Just, you know, a little passing reference to one of the most horrifying moments in human history and the tension it’s left lingering between the United States and Japan. And that’s a scene in a new movie based on a franchise that, much like Transformers, has slowly been pulled away from its Japanese roots as American blockbusters continue to have their way with it.

Transformers doesn’t get lost in the mire of this offensive bullshit because it blows it up, literally and figuratively. And here’s why: If we recognise that Drift’s role in this movie is sort of gross, then we also have to accept that it’s little more than an exaggeration, a caricature, of other disturbing aspects of Watanabe’s career in American cinema.

The Samurai Robot Isn’t Racist, He’s The Best Part Of Transformers 4

Age of Extinction doesn’t make much of this, but it doesn’t really have to. All Michael Bay needed to do to offend people was to take the original archetype and make it several stories taller. Drift is what it would look like if someone laid Silly Putty over Watanabe’s character in The Last Samurai and then stretched it to a breaking point.

This is what I’ve always loved about his Transformers movies, even when they miss the mark. They might technically be “live action” films, but they’re so drenched in the maximalist beauty and bombast of the summer blockbuster that they still feel like the cartoons from whence they came. And like any good cartoon, they tiptoe along a knife-edge between the hilarious and the profane. Writing in Harper’s in 2006, the cartoonist Art Spiegelman called this a “predisposition toward insult,” and the source of many a comic’s power:

Cartoon language is mostly limited to deploying a handful of recognisable visual symbols and cliches. It makes use of the discredited pseudoscientific principles of physiognomy to portray character through a few physical attributes and facial expressions. It takes skill to use such cliches in way that expand or subvert this impoverished vocabulary.

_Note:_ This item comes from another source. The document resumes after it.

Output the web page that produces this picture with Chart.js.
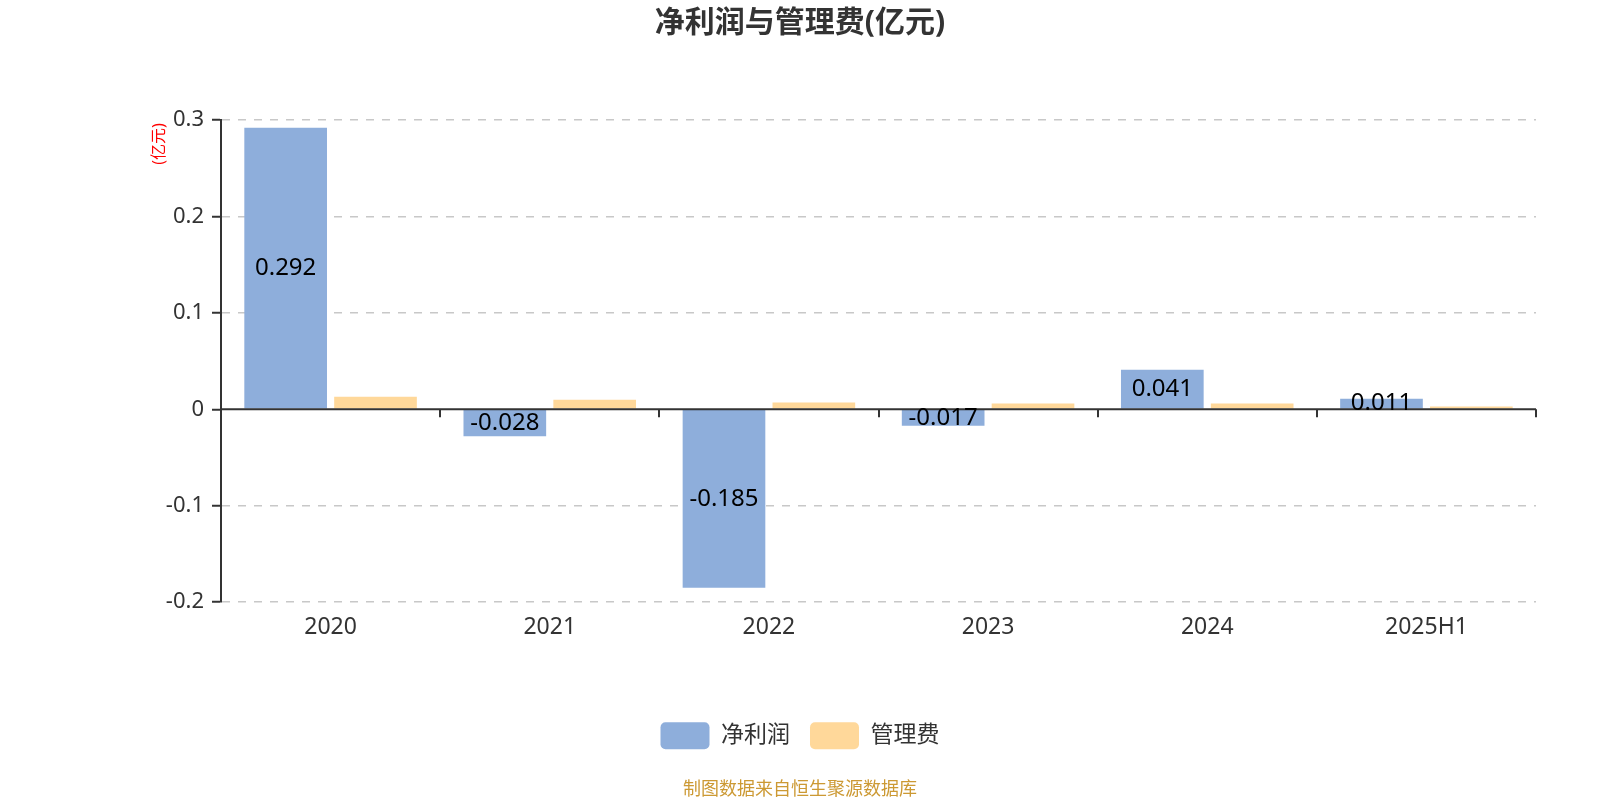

I don’t think Michael Bay is in the same league as Spiegelman as an artist. But he’s getting closer. Drift has much more in common with the animals in Maus, Spiegelman’s Pulitzer Prize-winning comic about the holocaust, than the minstrel show that was on display in Revenge of the Fallen.

These new Autobots and Decepticons might not be the ones that many fans know and love from Transformers past. But like their predecessors, they’re still giant, silly, occasionally incendiary cartoons. So while Drift might only speak in haikus, I think he still manages to say something surprisingly bold.